What is expected:
Return the material exactly, first line through the line containing "0.195, 0.15, 0.13];", and nothing more. Pictures stay out.
***** Data provided
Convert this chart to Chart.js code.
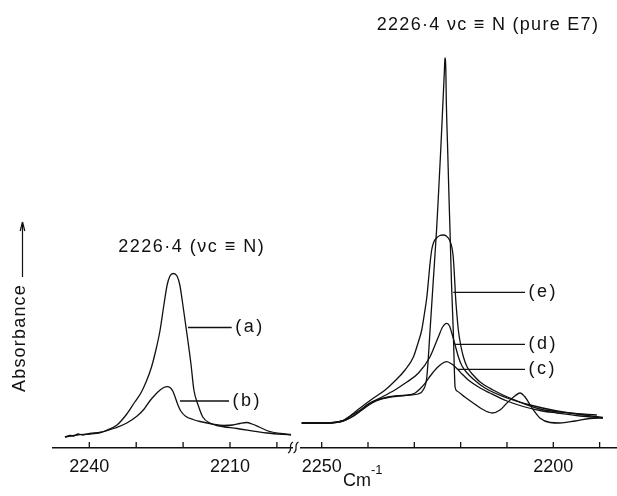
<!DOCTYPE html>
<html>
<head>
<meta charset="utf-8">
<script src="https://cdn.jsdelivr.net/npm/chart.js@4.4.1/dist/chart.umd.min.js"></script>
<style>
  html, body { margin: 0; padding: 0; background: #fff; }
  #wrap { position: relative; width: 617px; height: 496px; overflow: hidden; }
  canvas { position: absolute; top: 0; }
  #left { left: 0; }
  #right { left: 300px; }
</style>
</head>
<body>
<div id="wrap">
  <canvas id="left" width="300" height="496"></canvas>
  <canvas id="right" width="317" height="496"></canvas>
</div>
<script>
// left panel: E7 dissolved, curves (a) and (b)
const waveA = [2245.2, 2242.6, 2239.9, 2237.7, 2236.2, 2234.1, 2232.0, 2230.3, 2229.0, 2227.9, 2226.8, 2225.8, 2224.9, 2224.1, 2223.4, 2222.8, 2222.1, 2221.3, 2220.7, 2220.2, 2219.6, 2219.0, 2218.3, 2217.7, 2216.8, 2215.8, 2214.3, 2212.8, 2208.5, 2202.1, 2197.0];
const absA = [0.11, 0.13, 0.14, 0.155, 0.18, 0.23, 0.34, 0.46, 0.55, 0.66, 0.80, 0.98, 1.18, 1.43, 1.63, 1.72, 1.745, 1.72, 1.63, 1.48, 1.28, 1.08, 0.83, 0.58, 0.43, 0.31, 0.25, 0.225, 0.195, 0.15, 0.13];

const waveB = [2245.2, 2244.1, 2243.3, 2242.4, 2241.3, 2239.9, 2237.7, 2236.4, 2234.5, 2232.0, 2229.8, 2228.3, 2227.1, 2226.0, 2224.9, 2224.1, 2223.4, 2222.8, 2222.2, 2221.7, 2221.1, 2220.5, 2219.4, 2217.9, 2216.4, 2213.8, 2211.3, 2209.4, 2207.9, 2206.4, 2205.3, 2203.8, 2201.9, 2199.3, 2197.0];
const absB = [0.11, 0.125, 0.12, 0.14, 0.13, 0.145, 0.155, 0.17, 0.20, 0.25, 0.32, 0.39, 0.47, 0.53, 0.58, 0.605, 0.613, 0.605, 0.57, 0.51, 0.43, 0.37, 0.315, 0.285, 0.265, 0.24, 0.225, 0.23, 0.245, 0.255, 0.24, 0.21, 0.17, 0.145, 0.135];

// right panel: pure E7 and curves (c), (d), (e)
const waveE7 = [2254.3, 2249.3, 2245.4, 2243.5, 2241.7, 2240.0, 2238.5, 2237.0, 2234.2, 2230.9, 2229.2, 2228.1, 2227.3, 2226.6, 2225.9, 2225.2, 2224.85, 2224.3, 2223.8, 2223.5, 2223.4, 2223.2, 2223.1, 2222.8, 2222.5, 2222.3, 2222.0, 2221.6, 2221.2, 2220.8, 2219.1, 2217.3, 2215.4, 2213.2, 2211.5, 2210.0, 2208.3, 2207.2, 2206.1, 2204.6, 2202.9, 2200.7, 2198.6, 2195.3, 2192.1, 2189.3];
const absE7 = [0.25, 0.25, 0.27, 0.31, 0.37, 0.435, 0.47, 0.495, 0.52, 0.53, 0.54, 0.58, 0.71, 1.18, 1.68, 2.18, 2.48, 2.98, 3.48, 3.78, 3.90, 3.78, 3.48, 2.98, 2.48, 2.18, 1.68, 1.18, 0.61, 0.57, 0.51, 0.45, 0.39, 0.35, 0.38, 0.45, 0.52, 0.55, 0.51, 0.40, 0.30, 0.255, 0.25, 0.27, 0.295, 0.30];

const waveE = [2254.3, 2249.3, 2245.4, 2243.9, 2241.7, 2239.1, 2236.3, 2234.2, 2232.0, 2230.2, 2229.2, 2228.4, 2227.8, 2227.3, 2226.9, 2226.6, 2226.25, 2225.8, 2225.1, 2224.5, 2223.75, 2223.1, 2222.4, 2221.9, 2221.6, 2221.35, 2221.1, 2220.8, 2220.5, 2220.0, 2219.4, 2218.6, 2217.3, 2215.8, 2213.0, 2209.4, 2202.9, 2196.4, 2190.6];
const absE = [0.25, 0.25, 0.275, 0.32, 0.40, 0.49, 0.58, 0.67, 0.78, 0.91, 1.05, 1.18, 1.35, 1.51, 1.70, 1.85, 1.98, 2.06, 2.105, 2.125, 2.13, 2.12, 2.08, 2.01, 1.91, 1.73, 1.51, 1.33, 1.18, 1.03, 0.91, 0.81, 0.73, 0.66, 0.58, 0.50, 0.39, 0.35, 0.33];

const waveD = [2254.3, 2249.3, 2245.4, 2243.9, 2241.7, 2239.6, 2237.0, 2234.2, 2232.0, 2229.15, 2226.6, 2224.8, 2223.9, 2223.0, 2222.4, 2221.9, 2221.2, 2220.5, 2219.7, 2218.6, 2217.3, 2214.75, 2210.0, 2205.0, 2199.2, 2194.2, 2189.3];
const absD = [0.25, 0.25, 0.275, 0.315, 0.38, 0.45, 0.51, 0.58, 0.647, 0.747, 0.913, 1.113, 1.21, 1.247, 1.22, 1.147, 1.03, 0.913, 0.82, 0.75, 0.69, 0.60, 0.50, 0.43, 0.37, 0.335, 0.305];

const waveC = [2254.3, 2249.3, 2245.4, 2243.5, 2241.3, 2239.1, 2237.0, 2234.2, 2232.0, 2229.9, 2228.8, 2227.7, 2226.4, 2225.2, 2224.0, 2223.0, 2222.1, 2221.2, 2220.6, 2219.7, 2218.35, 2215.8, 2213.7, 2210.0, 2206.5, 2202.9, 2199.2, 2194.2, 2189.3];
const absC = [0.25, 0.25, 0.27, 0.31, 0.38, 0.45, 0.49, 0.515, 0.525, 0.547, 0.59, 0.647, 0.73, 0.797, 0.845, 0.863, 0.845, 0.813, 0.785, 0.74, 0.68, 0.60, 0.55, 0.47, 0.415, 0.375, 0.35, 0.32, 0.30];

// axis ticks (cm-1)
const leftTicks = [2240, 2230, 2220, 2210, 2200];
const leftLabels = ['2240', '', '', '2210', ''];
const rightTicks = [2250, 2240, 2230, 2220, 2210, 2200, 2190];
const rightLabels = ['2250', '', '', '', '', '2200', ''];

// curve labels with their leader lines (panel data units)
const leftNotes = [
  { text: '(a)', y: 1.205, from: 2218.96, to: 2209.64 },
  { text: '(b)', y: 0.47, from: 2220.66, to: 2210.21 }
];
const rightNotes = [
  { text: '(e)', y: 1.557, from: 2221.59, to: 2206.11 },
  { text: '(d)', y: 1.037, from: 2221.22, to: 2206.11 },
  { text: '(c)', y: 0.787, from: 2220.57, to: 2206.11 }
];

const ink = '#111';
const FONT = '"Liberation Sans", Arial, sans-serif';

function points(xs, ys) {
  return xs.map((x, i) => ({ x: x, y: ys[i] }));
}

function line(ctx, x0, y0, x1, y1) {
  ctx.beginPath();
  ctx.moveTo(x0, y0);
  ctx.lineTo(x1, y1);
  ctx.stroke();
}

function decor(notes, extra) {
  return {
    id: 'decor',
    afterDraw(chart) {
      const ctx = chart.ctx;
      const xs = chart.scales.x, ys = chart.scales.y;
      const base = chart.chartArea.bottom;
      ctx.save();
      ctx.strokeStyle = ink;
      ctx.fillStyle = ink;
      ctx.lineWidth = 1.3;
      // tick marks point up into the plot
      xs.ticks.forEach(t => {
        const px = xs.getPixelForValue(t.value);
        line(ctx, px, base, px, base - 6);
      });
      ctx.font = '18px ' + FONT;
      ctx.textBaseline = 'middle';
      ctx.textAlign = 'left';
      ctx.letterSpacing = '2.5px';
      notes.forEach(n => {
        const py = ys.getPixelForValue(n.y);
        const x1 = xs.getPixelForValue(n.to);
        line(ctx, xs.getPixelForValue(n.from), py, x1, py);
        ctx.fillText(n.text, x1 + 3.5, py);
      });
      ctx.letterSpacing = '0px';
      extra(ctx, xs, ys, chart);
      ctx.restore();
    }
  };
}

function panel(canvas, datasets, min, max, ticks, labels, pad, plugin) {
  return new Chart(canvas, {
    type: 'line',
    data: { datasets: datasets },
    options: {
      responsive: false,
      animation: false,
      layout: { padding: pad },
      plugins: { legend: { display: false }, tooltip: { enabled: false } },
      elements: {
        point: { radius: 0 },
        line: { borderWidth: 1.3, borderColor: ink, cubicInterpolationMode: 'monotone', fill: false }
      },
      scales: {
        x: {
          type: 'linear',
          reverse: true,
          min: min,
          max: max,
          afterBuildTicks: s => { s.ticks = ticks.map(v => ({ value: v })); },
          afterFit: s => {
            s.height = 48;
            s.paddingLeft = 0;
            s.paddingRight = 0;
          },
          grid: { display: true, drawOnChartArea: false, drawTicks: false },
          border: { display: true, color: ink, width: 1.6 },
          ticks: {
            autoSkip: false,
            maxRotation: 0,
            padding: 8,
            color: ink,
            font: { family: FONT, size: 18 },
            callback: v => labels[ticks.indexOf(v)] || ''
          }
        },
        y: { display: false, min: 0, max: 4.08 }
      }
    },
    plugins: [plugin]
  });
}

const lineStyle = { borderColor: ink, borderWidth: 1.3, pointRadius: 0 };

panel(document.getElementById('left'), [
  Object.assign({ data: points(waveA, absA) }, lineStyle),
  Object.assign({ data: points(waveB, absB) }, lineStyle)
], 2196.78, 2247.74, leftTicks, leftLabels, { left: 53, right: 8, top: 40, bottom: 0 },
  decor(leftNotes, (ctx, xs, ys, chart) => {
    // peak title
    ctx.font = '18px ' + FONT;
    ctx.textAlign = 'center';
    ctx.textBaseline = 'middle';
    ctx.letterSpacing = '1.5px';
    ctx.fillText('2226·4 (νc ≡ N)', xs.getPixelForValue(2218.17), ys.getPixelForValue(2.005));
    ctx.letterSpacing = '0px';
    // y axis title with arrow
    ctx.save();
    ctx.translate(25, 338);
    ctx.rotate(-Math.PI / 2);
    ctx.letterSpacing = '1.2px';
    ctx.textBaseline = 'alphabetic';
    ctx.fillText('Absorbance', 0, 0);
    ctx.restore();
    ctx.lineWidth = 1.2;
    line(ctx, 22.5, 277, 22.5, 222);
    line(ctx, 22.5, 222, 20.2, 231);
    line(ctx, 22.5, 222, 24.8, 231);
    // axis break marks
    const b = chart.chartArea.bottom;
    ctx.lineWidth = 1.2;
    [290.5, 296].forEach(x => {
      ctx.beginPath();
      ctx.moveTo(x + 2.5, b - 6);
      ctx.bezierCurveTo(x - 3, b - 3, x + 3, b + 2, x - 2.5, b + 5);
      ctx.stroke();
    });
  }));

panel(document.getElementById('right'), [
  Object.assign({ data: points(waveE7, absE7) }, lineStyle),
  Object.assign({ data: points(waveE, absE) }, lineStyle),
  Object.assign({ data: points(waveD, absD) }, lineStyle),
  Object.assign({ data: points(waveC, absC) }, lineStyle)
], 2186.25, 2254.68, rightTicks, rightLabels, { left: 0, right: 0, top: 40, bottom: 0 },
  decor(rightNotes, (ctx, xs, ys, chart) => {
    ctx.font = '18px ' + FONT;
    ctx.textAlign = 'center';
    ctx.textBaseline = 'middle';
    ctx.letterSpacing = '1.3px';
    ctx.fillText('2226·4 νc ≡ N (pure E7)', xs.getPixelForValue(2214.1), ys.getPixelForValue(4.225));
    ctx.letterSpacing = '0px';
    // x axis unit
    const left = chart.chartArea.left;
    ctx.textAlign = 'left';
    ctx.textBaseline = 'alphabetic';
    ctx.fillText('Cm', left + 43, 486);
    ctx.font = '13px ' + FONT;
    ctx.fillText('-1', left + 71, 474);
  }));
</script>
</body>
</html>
**********
The completed task:
Convert this chart to Chart.js code.
<!DOCTYPE html>
<html>
<head>
<meta charset="utf-8">
<script src="https://cdn.jsdelivr.net/npm/chart.js@4.4.1/dist/chart.umd.min.js"></script>
<style>
  html, body { margin: 0; padding: 0; background: #fff; }
  #wrap { position: relative; width: 617px; height: 496px; overflow: hidden; }
  canvas { position: absolute; top: 0; }
  #left { left: 0; }
  #right { left: 300px; }
</style>
</head>
<body>
<div id="wrap">
  <canvas id="left" width="300" height="496"></canvas>
  <canvas id="right" width="317" height="496"></canvas>
</div>
<script>
// left panel: E7 dissolved, curves (a) and (b)
const waveA = [2245.2, 2242.6, 2239.9, 2237.7, 2236.2, 2234.1, 2232.0, 2230.3, 2229.0, 2227.9, 2226.8, 2225.8, 2224.9, 2224.1, 2223.4, 2222.8, 2222.1, 2221.3, 2220.7, 2220.2, 2219.6, 2219.0, 2218.3, 2217.7, 2216.8, 2215.8, 2214.3, 2212.8, 2208.5, 2202.1, 2197.0];
const absA = [0.11, 0.13, 0.14, 0.155, 0.18, 0.23, 0.34, 0.46, 0.55, 0.66, 0.80, 0.98, 1.18, 1.43, 1.63, 1.72, 1.745, 1.72, 1.63, 1.48, 1.28, 1.08, 0.83, 0.58, 0.43, 0.31, 0.25, 0.225, 0.195, 0.15, 0.13];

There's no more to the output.